Microsoft co-founder Bill Gates on Tuesday addressed the issue of businesses that exaggerate environmental, social and governance credentials, arguing that though corporate sustainability credentials are often controversial, they are still critical for assessing whether to invest in a company.
“The part that I believe in is where you accelerate the innovation.

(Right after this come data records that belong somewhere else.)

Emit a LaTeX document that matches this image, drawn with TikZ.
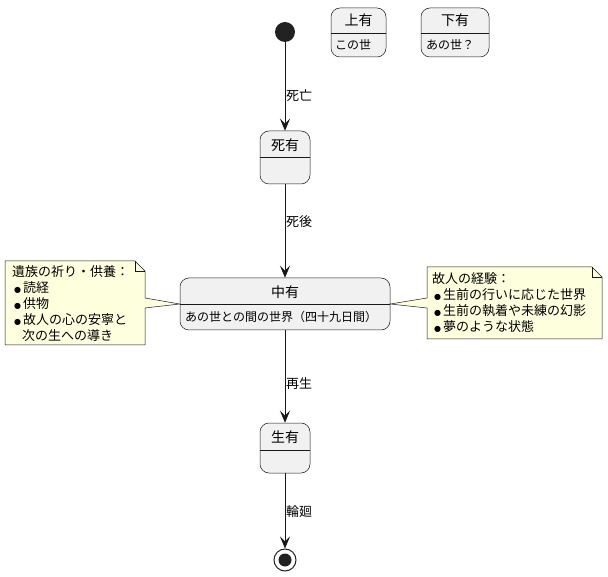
\documentclass[tikz,border=0pt]{standalone}
\usepackage{fontspec}
\setmainfont{Noto Sans CJK JP}
\newfontfamily\dejavu{DejaVu Sans}
\usetikzlibrary{arrows.meta,calc}
\definecolor{stfill}{HTML}{F1F1F1}
\definecolor{stline}{HTML}{181818}
\definecolor{notefill}{HTML}{FEFFDD}
\definecolor{dark}{HTML}{222222}
\newcommand{\mybul}{\hspace*{2pt}{\dejavu\fontsize{8}{8}\selectfont ●}\hspace*{2pt}}
\tikzset{
  stbox/.style={draw=stline, fill=stfill, rounded corners=9pt, line width=0.5pt, inner sep=0pt},
  sttitle/.style={font=\fontsize{14}{16}\selectfont, inner sep=0pt, anchor=center},
  stbody/.style={font=\fontsize{12}{14}\selectfont, inner sep=0pt, anchor=west},
  conn/.style={draw=stline, line width=0.8pt, -{Stealth[length=12pt,width=10pt,inset=5pt]}},
  elabel/.style={font=\fontsize{13}{15}\selectfont, inner sep=0pt, anchor=west},
  notebody/.style={draw=stline, fill=notefill, line width=0.5pt},
  notetext/.style={font=\fontsize{13}{16}\selectfont, inner sep=0pt, anchor=north west, align=left},
}
\begin{document}
\begin{tikzpicture}[x=1pt,y=-1pt]
\useasboundingbox (0,0) rectangle (608,577);
% start
\node[circle, fill=dark, minimum size=20pt, inner sep=0pt] (start) at (285,32) {};
% 上有
\node[stbox, minimum width=55pt, minimum height=49pt] (jou) at (358.5,32.5) {};
\draw[stline, line width=0.5pt] (jou.west |- 0,33) -- (jou.east |- 0,33);
\node[sttitle] (joutitle) at (358.5,20) {上有};
\node[stbody] (joubody) at (335,45) {この世};
% 下有
\node[stbox, minimum width=68pt, minimum height=49pt] (ge) at (455,32.5) {};
\draw[stline, line width=0.5pt] (ge.west |- 0,33) -- (ge.east |- 0,33);
\node[sttitle] (getitle) at (455,20) {下有};
\node[stbody] (gebody) at (426,45) {あの世？};
% 死有
\node[stbox, minimum width=50pt, minimum height=53pt] (shiu) at (285,157.5) {};
\draw[stline, line width=0.5pt] (shiu.west |- 0,157) -- (shiu.east |- 0,157);
\node[sttitle] (shiutitle) at (285,145) {死有};
% 中有
\node[stbox, minimum width=210pt, minimum height=52pt] (chuu) at (285,304) {};
\draw[stline, line width=0.5pt] (chuu.west |- 0,304) -- (chuu.east |- 0,304);
\node[sttitle] (chuutitle) at (285,292) {中有};
\node[stbody] (chuubody) at (185,317) {あの世との間の世界（四十九日間）};
% 生有
\node[stbox, minimum width=50pt, minimum height=50pt] (shou) at (285,448) {};
\draw[stline, line width=0.5pt] (shou.west |- 0,450) -- (shou.east |- 0,450);
\node[sttitle] (shoutitle) at (285,437) {生有};
% end
\node[circle, draw=dark, fill=white, line width=1pt, minimum size=22pt, inner sep=0pt] (endo) at (285,560) {};
\node[circle, fill=dark, minimum size=13pt, inner sep=0pt] (endi) at (285,560) {};
% connectors
\draw[conn] (start.south) -- (shiu.north);
\draw[conn] (shiu.south) -- (chuu.north);
\draw[conn] (chuu.south) -- (shou.north);
\draw[conn] (shou.south) -- (endo.north);
\node[elabel] (l1) at (286,96) {死亡};
\node[elabel] (l2) at (286,222) {死後};
\node[elabel] (l3) at (286,384) {再生};
\node[elabel] (l4) at (286,512) {輪廻};
% left note
\coordinate (lnA) at (5,261);
\coordinate (lnB) at (135,261);
\coordinate (lnC) at (145,271);
\coordinate (lnD) at (145,345);
\coordinate (lnE) at (5,345);
\coordinate (lnP1) at (145,298);
\coordinate (lnP2) at (145,308);
\draw[notebody] (lnA) -- (lnB) -- (lnC) -- (lnP1) -- (chuu.west) -- (lnP2) -- (lnD) -- (lnE) -- cycle;
\draw[stline, line width=0.5pt] (lnB) -- (135,271) -- (lnC);
\node[notetext] (lnote) at (12,265) {遺族の祈り・供養：\\\mybul 読経\\\mybul 供物\\\mybul 故人の心の安寧と\\\hspace*{10pt}次の生への導き};
% right note
\coordinate (rnA) at (427,267);
\coordinate (rnB) at (592,267);
\coordinate (rnC) at (602,277);
\coordinate (rnD) at (602,339);
\coordinate (rnE) at (427,339);
\coordinate (rnP1) at (427,298);
\coordinate (rnP2) at (427,308);
\draw[notebody] (rnA) -- (rnB) -- (rnC) -- (rnD) -- (rnE) -- (rnP2) -- (chuu.east) -- (rnP1) -- cycle;
\draw[stline, line width=0.5pt] (rnB) -- (592,277) -- (rnC);
\node[notetext] (rnote) at (432,272) {故人の経験：\\\mybul 生前の行いに応じた世界\\\mybul 生前の執着や未練の幻影\\\mybul 夢のような状態};
\end{tikzpicture}
\end{document}
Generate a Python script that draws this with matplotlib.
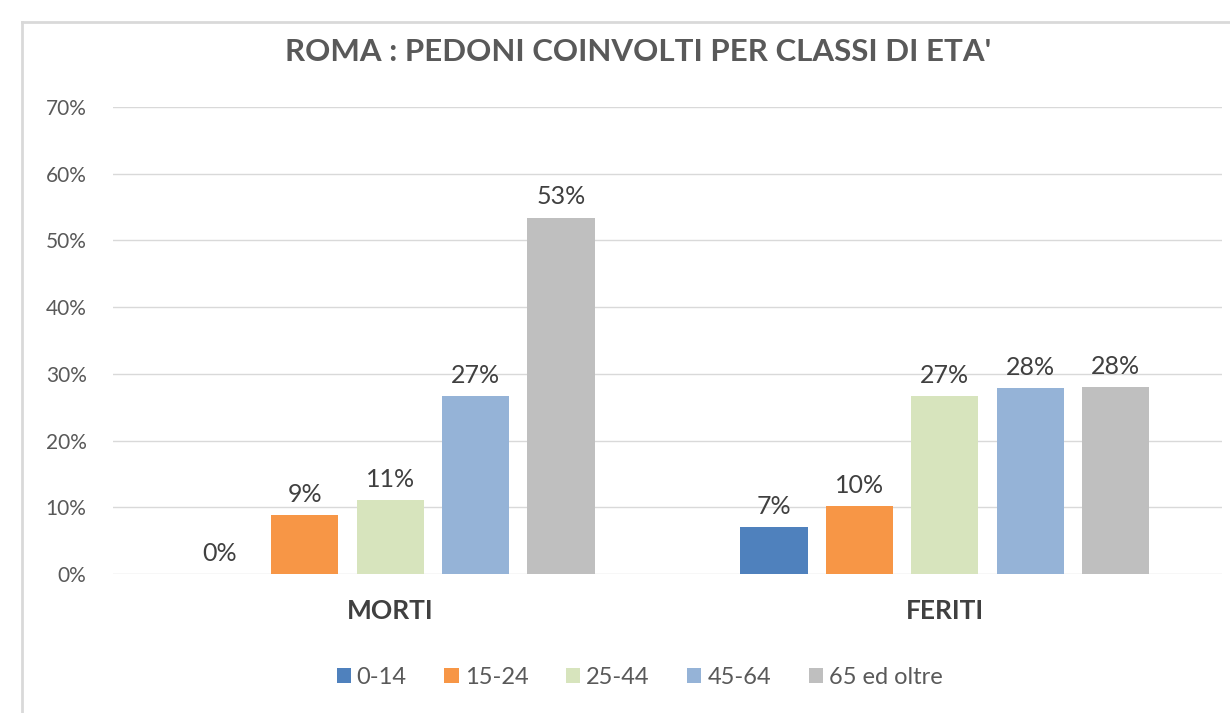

To me, it’s not so much who you don’t invest in but who you do invest in,” Gates said during an interview with CNBC’s Diana Olick.
The comments come after the Securities and Exchange Commission earlier this year proposed new rules that would prevent misleading or deceptive claims by U.S. funds on their ESG qualifications and increase disclosure requirements for those funds.
Gates, who is also the founder of Breakthrough Energy Ventures, a leading climate technology investment company, said there is a modest number of companies that will drive down the cost of choosing clean technology over alternatives that emit more planet-warming greenhouse gases.
“I give people strong points where they’re making those investments and becoming customers of those green technologies,” Gates said. “The ‘E’ part — lot of controversy, but there is a way to measure it, and it should be one of the factors people look at when they invest in companies.”
Global ESG funds received a record $649 billion in investments in 2021 through Nov. 30, up from $542 billion in 2020 and $285 billion in 2019, according to financial services firm Refinitiv Lipper. Definitions of ESG often vary and difficult to measure, creating issues for businesses looking to boast their sustainability credentials to investors.
“The whole measurement thing is a little immature,” Gates said of ESG criteria. “The field is going to get mature on that. But having that environmental incentive — a lot of investors really do want to get that information.”